There’s a difference, of course, between gossip and snooping. Gossip involves the malicious transmission of sensitive personal information. It’s also great fun, but less easy to ethically defend. We all have things in our lives we’d prefer others not to share. But people who love gossip are, at heart, people with a deep interest in the lives of others. Not just the scandalous, miserly details, but all of the good stuff too. As Ole Golly says, “There are as many ways to live in this world as there are people in this world, and each one deserves a closer look.”
My advice to you is not to quit being nosy. My advice is to be judicious about what to be nosy about. You have to know when your curiosity is delicious and harmless, a lovely weekend activity, akin to bird spotting (which, when you get down to brass tacks, is just snooping on birds) and when that curiosity involves a breach of trust. The difference mostly has to do with emotional proximity.
You say you can’t handle not knowing things.
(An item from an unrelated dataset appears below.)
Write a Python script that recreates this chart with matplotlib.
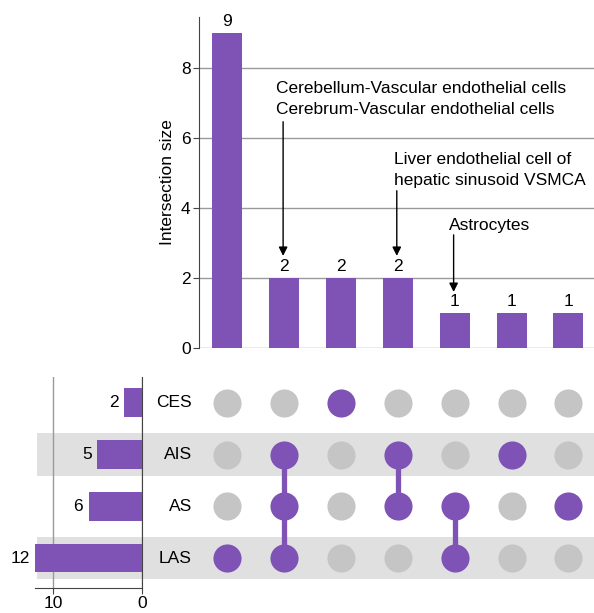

This is a good trait when you’re scouring the private calendar of the CEO of Exxon Mobil for a long-form article about corporate negligence. But giving people you love the Sherlock Holmes treatment is no way to build trust. If you find yourself bringing your detective skills to bear on your romantic relationships, or reading your children’s diaries, that’s not harmless. Snooping on people you love isn’t curiosity, it’s a manifestation of untreated anxiety which will slowly erode all your closest relationships and eventually leave you bereft of any true intimacy.
There’s also information that is legally none of your business, like if you’re employed by an organisation with access to sensitive information. Obviously, you shouldn’t look up people’s medical records, unless you want to be struck off the medical register.
But apart from a few obvious caveats, I say go ham. Cheating professors, the medicine cabinet of Airbnb owners, celebrity gossip, tragic stories about people you used to go to school with, the deleted tweets of politicians, the JFK assassination. In my view, these are all fair game.
I’d go one step further, and suggest that your predilection to snoop might be worth channelling into a profession. You could get work as a researcher, or try to expose the financial crimes of tobacco lobbyists. You could train to be a therapist. You could start a private detective agency. You could even turn your hand to fiction. As long as you remember, in the words of Ole Golly, “writing is to put love in the world, not to use against your friends.”